§ Material for this task
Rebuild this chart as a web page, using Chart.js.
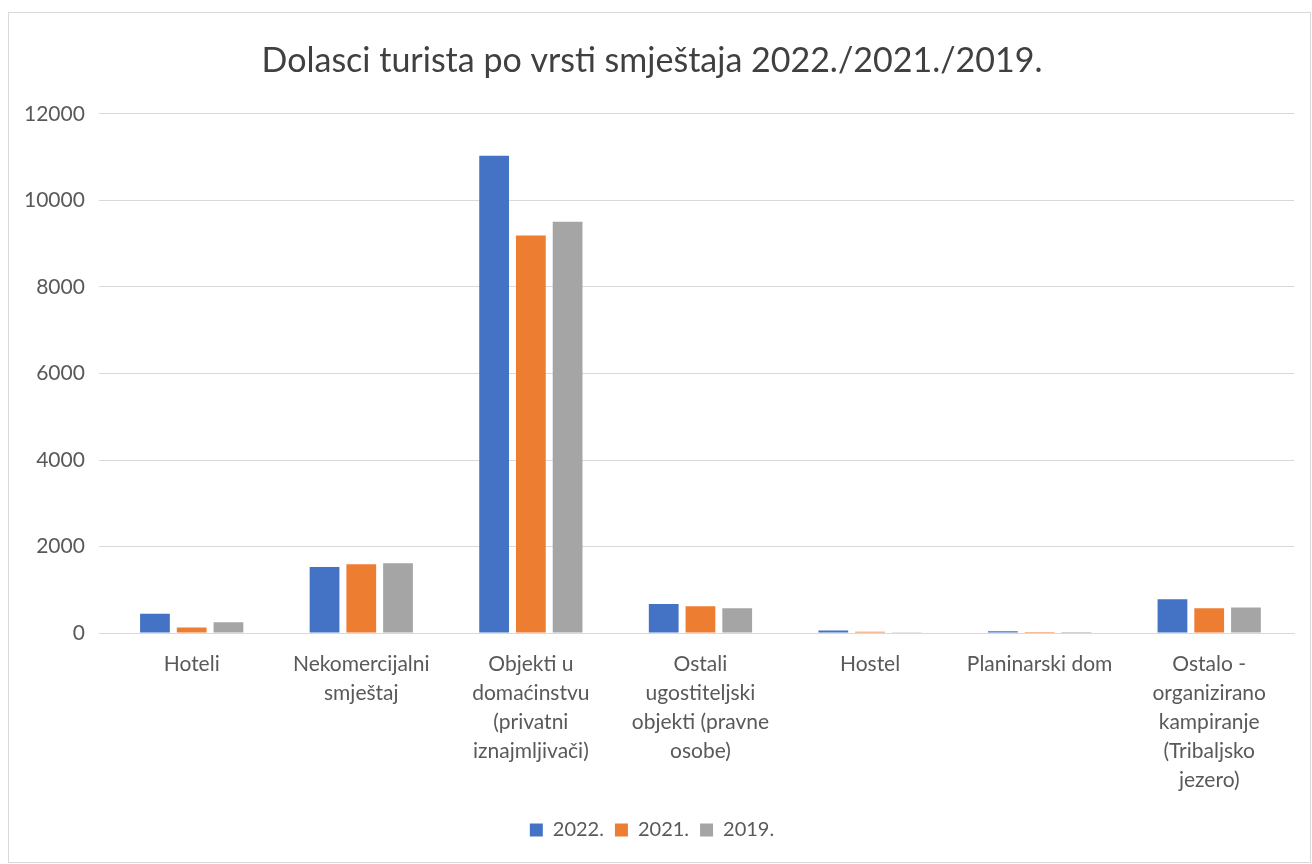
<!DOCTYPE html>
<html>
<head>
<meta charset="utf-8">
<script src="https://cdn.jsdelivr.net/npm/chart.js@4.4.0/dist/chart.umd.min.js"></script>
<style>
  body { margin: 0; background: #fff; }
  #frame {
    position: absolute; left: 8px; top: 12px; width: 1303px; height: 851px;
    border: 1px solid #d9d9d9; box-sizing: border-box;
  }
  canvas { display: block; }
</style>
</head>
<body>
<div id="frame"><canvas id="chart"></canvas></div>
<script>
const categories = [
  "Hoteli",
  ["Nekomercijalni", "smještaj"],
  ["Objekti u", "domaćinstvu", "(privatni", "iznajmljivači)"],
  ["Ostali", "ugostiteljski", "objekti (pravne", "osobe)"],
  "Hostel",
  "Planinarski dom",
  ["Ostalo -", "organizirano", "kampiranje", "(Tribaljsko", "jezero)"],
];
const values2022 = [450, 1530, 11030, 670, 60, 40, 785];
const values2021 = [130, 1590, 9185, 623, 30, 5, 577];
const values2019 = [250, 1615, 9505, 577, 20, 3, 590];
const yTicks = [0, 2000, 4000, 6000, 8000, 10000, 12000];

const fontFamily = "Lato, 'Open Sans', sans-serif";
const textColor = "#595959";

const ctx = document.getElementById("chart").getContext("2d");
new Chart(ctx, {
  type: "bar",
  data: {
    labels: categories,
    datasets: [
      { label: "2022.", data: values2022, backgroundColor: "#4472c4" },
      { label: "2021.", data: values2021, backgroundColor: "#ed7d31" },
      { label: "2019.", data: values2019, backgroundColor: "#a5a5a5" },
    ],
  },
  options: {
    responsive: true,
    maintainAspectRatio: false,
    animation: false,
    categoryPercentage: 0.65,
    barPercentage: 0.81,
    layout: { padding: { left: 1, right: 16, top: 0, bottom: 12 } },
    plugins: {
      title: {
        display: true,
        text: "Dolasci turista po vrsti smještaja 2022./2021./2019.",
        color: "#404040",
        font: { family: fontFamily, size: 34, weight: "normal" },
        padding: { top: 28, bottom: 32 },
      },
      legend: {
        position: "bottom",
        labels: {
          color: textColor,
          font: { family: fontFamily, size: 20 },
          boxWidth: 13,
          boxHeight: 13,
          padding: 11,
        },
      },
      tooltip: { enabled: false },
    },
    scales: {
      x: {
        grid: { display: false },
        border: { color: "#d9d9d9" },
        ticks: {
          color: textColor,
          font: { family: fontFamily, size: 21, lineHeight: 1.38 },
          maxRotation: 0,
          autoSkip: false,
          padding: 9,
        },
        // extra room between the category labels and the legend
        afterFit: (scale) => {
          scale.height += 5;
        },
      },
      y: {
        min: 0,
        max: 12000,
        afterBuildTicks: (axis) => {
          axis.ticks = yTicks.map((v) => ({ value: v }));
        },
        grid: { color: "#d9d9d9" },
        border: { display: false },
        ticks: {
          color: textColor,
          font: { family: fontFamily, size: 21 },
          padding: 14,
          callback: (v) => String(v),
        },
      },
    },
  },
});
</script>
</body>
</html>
...
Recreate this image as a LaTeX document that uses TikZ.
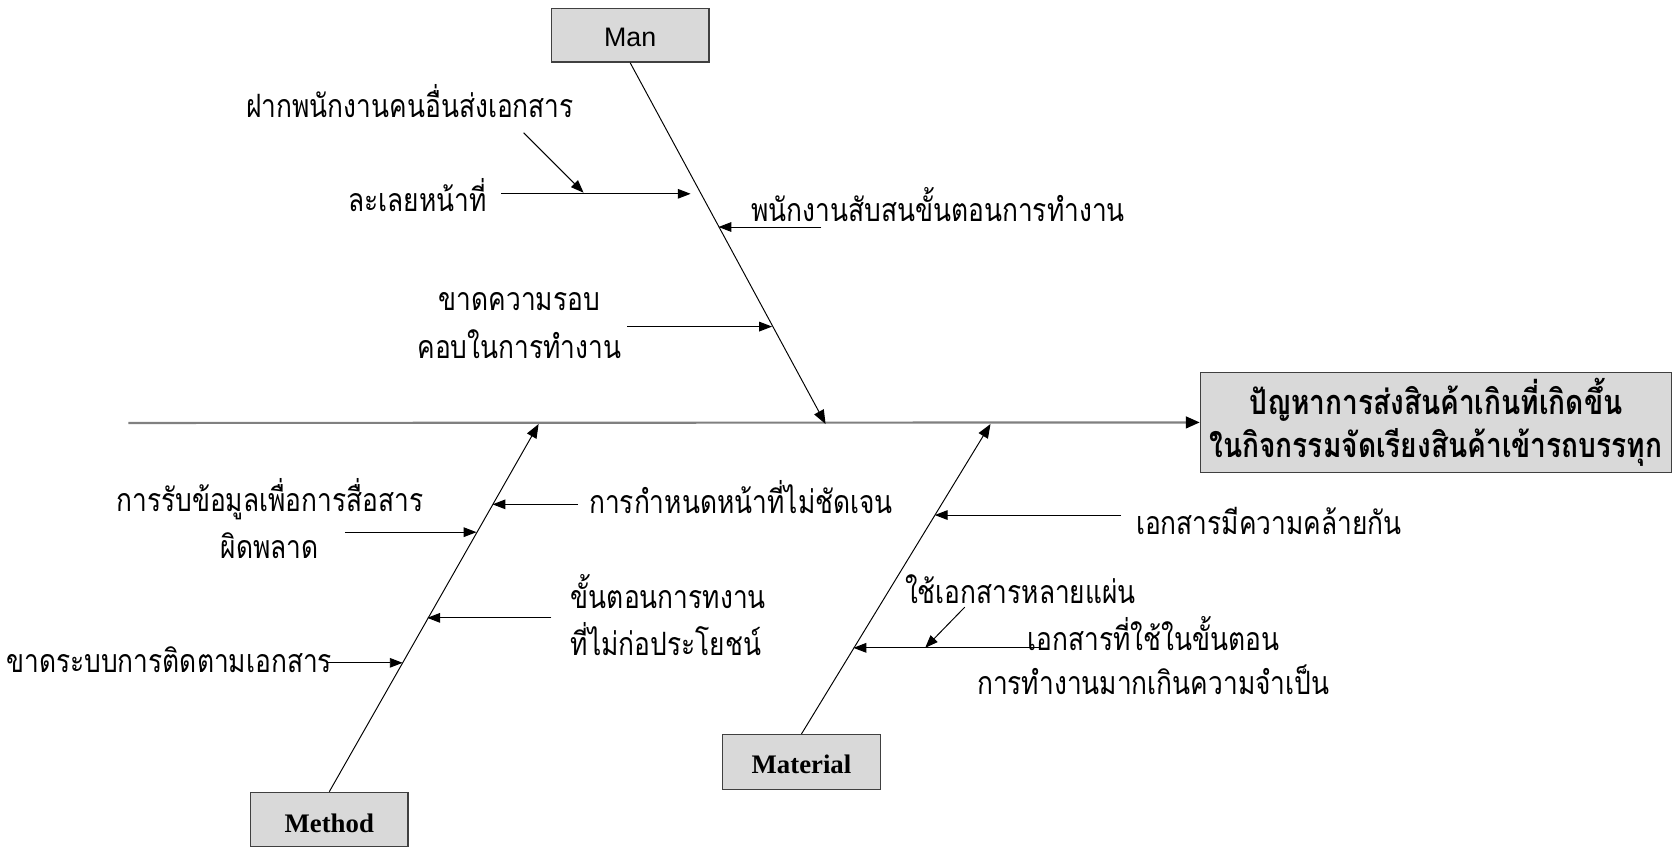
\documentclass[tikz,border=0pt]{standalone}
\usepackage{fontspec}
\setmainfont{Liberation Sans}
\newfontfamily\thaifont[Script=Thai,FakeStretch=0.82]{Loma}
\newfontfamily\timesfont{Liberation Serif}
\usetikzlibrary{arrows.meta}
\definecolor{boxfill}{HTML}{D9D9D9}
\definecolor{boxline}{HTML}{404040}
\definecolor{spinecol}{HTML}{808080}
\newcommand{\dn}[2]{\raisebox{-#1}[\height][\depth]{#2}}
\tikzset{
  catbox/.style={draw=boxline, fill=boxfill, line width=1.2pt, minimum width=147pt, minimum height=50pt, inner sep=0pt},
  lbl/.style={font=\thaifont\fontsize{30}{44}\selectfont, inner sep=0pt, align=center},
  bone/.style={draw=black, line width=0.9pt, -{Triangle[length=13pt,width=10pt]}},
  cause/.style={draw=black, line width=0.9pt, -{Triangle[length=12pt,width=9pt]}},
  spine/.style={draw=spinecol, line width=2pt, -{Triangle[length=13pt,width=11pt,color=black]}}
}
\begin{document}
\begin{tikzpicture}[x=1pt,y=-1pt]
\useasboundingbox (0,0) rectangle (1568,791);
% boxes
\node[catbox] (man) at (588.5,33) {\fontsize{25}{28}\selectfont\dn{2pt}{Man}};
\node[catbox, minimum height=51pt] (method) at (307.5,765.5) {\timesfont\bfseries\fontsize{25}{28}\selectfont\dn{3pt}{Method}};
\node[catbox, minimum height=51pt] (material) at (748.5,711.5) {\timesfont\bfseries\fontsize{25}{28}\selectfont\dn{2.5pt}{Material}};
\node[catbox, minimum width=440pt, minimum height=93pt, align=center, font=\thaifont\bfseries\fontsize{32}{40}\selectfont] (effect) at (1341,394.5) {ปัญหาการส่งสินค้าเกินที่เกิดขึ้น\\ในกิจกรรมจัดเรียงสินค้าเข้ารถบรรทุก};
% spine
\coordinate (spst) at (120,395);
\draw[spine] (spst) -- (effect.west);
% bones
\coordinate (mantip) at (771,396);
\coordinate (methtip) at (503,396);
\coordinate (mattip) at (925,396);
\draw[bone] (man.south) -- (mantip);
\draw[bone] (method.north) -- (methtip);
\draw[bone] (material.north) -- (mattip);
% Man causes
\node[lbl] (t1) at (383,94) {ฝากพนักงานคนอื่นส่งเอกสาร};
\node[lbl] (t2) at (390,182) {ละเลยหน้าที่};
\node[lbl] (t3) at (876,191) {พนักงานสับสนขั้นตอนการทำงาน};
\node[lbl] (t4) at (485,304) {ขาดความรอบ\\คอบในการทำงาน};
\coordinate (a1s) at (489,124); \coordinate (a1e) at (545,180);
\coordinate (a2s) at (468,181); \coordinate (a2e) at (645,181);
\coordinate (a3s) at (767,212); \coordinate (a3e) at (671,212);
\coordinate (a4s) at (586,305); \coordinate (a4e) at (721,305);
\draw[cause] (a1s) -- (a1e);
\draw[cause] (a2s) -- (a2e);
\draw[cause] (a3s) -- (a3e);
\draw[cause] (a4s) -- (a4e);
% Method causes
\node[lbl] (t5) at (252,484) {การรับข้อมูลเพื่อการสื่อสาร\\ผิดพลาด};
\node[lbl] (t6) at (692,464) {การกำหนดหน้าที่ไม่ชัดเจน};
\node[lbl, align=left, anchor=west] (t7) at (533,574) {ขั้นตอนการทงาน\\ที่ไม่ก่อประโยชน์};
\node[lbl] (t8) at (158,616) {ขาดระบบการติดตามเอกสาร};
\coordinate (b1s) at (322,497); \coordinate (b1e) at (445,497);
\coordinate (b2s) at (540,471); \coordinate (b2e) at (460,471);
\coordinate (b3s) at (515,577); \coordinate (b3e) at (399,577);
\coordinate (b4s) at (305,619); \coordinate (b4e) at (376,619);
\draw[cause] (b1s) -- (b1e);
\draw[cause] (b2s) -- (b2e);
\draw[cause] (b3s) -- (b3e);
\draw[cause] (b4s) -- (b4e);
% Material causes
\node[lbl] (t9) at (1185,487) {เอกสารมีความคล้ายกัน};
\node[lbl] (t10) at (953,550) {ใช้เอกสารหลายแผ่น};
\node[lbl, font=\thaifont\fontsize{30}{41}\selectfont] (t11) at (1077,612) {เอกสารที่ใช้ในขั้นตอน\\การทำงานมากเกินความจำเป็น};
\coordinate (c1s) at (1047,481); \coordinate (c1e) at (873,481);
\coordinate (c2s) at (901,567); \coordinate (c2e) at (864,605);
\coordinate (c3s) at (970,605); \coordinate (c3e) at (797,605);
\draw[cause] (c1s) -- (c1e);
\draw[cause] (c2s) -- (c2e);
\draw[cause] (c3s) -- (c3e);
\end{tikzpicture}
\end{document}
...
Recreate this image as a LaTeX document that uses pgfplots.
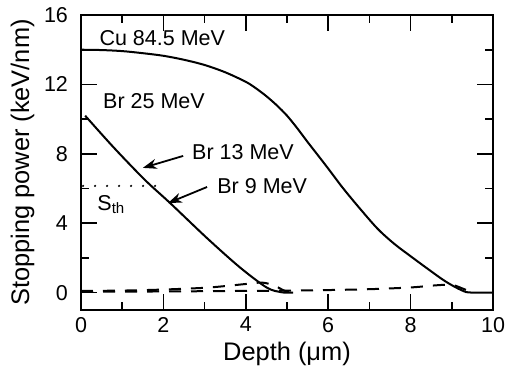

§ Task to carry out
Identify every line above with the string "LaTeX" in it. Copy those lines.

§ Result of this task
Recreate this image as a LaTeX document that uses TikZ.
Recreate this image as a LaTeX document that uses pgfplots.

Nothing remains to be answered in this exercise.